-- begin Data block --

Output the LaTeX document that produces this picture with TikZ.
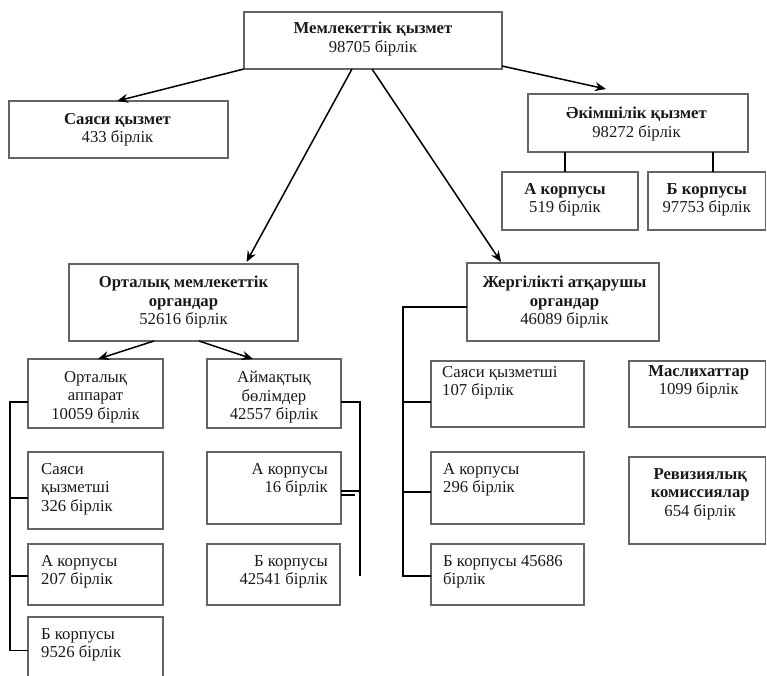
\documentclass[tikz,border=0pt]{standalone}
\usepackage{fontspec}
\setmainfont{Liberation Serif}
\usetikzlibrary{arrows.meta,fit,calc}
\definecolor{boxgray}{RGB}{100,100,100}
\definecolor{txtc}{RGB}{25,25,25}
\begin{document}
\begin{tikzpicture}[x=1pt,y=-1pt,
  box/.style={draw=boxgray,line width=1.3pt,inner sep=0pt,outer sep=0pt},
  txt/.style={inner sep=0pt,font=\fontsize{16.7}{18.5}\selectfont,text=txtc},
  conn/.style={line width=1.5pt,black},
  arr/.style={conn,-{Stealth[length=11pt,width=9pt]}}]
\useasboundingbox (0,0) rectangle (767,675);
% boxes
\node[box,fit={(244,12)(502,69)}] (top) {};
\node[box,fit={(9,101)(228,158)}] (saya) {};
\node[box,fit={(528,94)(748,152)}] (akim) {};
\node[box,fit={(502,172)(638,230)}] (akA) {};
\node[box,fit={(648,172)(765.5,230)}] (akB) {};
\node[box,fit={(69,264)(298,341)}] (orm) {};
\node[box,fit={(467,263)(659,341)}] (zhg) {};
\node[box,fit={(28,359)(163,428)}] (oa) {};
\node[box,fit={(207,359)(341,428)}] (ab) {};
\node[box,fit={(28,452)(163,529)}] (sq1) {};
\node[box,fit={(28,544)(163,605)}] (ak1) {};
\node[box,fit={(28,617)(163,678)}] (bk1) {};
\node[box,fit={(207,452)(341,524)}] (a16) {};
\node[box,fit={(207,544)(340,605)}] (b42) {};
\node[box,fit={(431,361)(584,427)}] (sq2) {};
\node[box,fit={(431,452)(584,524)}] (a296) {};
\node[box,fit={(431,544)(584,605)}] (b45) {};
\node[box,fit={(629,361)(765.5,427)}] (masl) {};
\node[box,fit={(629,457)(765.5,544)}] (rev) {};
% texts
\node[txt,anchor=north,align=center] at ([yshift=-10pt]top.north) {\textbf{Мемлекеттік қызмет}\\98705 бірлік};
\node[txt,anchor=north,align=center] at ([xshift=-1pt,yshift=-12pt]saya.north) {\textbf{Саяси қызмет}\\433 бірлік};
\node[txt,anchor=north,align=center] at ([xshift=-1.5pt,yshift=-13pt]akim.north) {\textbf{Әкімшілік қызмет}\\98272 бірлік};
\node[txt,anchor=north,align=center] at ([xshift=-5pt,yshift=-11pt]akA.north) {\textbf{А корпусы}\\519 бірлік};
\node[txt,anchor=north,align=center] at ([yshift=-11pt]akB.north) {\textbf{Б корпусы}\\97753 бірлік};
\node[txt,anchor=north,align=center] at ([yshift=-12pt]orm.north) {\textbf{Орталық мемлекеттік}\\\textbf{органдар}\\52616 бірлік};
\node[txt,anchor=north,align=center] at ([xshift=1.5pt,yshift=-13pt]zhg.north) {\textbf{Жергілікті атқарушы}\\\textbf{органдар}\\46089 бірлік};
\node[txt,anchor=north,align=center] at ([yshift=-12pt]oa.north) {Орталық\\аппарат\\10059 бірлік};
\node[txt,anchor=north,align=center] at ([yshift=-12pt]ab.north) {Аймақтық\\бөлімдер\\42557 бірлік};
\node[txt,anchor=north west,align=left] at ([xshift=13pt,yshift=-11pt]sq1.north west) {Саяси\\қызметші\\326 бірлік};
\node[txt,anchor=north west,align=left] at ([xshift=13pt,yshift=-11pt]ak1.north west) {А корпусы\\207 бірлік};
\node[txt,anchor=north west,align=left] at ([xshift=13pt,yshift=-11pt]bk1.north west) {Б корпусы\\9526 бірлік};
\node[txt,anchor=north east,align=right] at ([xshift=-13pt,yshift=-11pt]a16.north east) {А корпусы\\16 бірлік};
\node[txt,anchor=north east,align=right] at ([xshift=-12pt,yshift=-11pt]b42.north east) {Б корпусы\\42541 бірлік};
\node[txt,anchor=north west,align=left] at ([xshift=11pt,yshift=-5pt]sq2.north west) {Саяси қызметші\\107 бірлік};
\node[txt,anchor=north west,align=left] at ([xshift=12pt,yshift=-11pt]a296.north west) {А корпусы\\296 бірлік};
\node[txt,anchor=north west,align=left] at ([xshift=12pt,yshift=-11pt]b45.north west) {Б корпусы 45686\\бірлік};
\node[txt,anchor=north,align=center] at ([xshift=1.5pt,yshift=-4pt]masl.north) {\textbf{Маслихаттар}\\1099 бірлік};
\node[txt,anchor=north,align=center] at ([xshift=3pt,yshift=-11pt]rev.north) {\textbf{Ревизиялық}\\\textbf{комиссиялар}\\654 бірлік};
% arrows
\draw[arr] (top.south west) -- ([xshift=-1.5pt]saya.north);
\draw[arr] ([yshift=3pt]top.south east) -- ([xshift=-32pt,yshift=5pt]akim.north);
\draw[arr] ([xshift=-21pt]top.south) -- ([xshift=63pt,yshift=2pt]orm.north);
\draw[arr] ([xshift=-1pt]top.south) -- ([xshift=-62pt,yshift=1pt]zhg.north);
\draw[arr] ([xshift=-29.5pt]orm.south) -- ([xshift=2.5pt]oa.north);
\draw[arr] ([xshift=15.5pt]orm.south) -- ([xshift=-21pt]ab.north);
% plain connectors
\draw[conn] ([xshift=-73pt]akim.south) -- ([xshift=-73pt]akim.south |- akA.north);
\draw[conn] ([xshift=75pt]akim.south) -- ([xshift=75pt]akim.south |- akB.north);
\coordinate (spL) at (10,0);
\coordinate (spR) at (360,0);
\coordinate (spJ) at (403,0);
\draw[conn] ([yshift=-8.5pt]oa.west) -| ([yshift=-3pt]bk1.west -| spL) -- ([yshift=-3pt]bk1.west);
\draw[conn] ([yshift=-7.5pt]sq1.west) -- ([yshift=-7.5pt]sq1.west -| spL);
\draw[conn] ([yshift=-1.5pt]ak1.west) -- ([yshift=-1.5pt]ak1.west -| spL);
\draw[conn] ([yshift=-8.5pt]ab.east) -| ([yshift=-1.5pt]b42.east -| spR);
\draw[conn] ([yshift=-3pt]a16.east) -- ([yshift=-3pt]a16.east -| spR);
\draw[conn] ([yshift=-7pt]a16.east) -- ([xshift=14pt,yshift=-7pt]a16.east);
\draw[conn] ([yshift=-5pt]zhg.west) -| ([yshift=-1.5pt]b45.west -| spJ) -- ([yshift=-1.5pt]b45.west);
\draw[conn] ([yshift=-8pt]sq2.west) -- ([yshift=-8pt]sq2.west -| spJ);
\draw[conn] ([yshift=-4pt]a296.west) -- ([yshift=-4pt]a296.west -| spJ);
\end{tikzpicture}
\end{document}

-- end Data block --

[Goal of the exercise]
Copy out the whole listing exactly, and don't carry over any pictures.

[Complete output]
Output the LaTeX document that produces this picture with TikZ.
\documentclass[tikz,border=0pt]{standalone}
\usepackage{fontspec}
\setmainfont{Liberation Serif}
\usetikzlibrary{arrows.meta,fit,calc}
\definecolor{boxgray}{RGB}{100,100,100}
\definecolor{txtc}{RGB}{25,25,25}
\begin{document}
\begin{tikzpicture}[x=1pt,y=-1pt,
  box/.style={draw=boxgray,line width=1.3pt,inner sep=0pt,outer sep=0pt},
  txt/.style={inner sep=0pt,font=\fontsize{16.7}{18.5}\selectfont,text=txtc},
  conn/.style={line width=1.5pt,black},
  arr/.style={conn,-{Stealth[length=11pt,width=9pt]}}]
\useasboundingbox (0,0) rectangle (767,675);
% boxes
\node[box,fit={(244,12)(502,69)}] (top) {};
\node[box,fit={(9,101)(228,158)}] (saya) {};
\node[box,fit={(528,94)(748,152)}] (akim) {};
\node[box,fit={(502,172)(638,230)}] (akA) {};
\node[box,fit={(648,172)(765.5,230)}] (akB) {};
\node[box,fit={(69,264)(298,341)}] (orm) {};
\node[box,fit={(467,263)(659,341)}] (zhg) {};
\node[box,fit={(28,359)(163,428)}] (oa) {};
\node[box,fit={(207,359)(341,428)}] (ab) {};
\node[box,fit={(28,452)(163,529)}] (sq1) {};
\node[box,fit={(28,544)(163,605)}] (ak1) {};
\node[box,fit={(28,617)(163,678)}] (bk1) {};
\node[box,fit={(207,452)(341,524)}] (a16) {};
\node[box,fit={(207,544)(340,605)}] (b42) {};
\node[box,fit={(431,361)(584,427)}] (sq2) {};
\node[box,fit={(431,452)(584,524)}] (a296) {};
\node[box,fit={(431,544)(584,605)}] (b45) {};
\node[box,fit={(629,361)(765.5,427)}] (masl) {};
\node[box,fit={(629,457)(765.5,544)}] (rev) {};
% texts
\node[txt,anchor=north,align=center] at ([yshift=-10pt]top.north) {\textbf{Мемлекеттік қызмет}\\98705 бірлік};
\node[txt,anchor=north,align=center] at ([xshift=-1pt,yshift=-12pt]saya.north) {\textbf{Саяси қызмет}\\433 бірлік};
\node[txt,anchor=north,align=center] at ([xshift=-1.5pt,yshift=-13pt]akim.north) {\textbf{Әкімшілік қызмет}\\98272 бірлік};
\node[txt,anchor=north,align=center] at ([xshift=-5pt,yshift=-11pt]akA.north) {\textbf{А корпусы}\\519 бірлік};
\node[txt,anchor=north,align=center] at ([yshift=-11pt]akB.north) {\textbf{Б корпусы}\\97753 бірлік};
\node[txt,anchor=north,align=center] at ([yshift=-12pt]orm.north) {\textbf{Орталық мемлекеттік}\\\textbf{органдар}\\52616 бірлік};
\node[txt,anchor=north,align=center] at ([xshift=1.5pt,yshift=-13pt]zhg.north) {\textbf{Жергілікті атқарушы}\\\textbf{органдар}\\46089 бірлік};
\node[txt,anchor=north,align=center] at ([yshift=-12pt]oa.north) {Орталық\\аппарат\\10059 бірлік};
\node[txt,anchor=north,align=center] at ([yshift=-12pt]ab.north) {Аймақтық\\бөлімдер\\42557 бірлік};
\node[txt,anchor=north west,align=left] at ([xshift=13pt,yshift=-11pt]sq1.north west) {Саяси\\қызметші\\326 бірлік};
\node[txt,anchor=north west,align=left] at ([xshift=13pt,yshift=-11pt]ak1.north west) {А корпусы\\207 бірлік};
\node[txt,anchor=north west,align=left] at ([xshift=13pt,yshift=-11pt]bk1.north west) {Б корпусы\\9526 бірлік};
\node[txt,anchor=north east,align=right] at ([xshift=-13pt,yshift=-11pt]a16.north east) {А корпусы\\16 бірлік};
\node[txt,anchor=north east,align=right] at ([xshift=-12pt,yshift=-11pt]b42.north east) {Б корпусы\\42541 бірлік};
\node[txt,anchor=north west,align=left] at ([xshift=11pt,yshift=-5pt]sq2.north west) {Саяси қызметші\\107 бірлік};
\node[txt,anchor=north west,align=left] at ([xshift=12pt,yshift=-11pt]a296.north west) {А корпусы\\296 бірлік};
\node[txt,anchor=north west,align=left] at ([xshift=12pt,yshift=-11pt]b45.north west) {Б корпусы 45686\\бірлік};
\node[txt,anchor=north,align=center] at ([xshift=1.5pt,yshift=-4pt]masl.north) {\textbf{Маслихаттар}\\1099 бірлік};
\node[txt,anchor=north,align=center] at ([xshift=3pt,yshift=-11pt]rev.north) {\textbf{Ревизиялық}\\\textbf{комиссиялар}\\654 бірлік};
% arrows
\draw[arr] (top.south west) -- ([xshift=-1.5pt]saya.north);
\draw[arr] ([yshift=3pt]top.south east) -- ([xshift=-32pt,yshift=5pt]akim.north);
\draw[arr] ([xshift=-21pt]top.south) -- ([xshift=63pt,yshift=2pt]orm.north);
\draw[arr] ([xshift=-1pt]top.south) -- ([xshift=-62pt,yshift=1pt]zhg.north);
\draw[arr] ([xshift=-29.5pt]orm.south) -- ([xshift=2.5pt]oa.north);
\draw[arr] ([xshift=15.5pt]orm.south) -- ([xshift=-21pt]ab.north);
% plain connectors
\draw[conn] ([xshift=-73pt]akim.south) -- ([xshift=-73pt]akim.south |- akA.north);
\draw[conn] ([xshift=75pt]akim.south) -- ([xshift=75pt]akim.south |- akB.north);
\coordinate (spL) at (10,0);
\coordinate (spR) at (360,0);
\coordinate (spJ) at (403,0);
\draw[conn] ([yshift=-8.5pt]oa.west) -| ([yshift=-3pt]bk1.west -| spL) -- ([yshift=-3pt]bk1.west);
\draw[conn] ([yshift=-7.5pt]sq1.west) -- ([yshift=-7.5pt]sq1.west -| spL);
\draw[conn] ([yshift=-1.5pt]ak1.west) -- ([yshift=-1.5pt]ak1.west -| spL);
\draw[conn] ([yshift=-8.5pt]ab.east) -| ([yshift=-1.5pt]b42.east -| spR);
\draw[conn] ([yshift=-3pt]a16.east) -- ([yshift=-3pt]a16.east -| spR);
\draw[conn] ([yshift=-7pt]a16.east) -- ([xshift=14pt,yshift=-7pt]a16.east);
\draw[conn] ([yshift=-5pt]zhg.west) -| ([yshift=-1.5pt]b45.west -| spJ) -- ([yshift=-1.5pt]b45.west);
\draw[conn] ([yshift=-8pt]sq2.west) -- ([yshift=-8pt]sq2.west -| spJ);
\draw[conn] ([yshift=-4pt]a296.west) -- ([yshift=-4pt]a296.west -| spJ);
\end{tikzpicture}
\end{document}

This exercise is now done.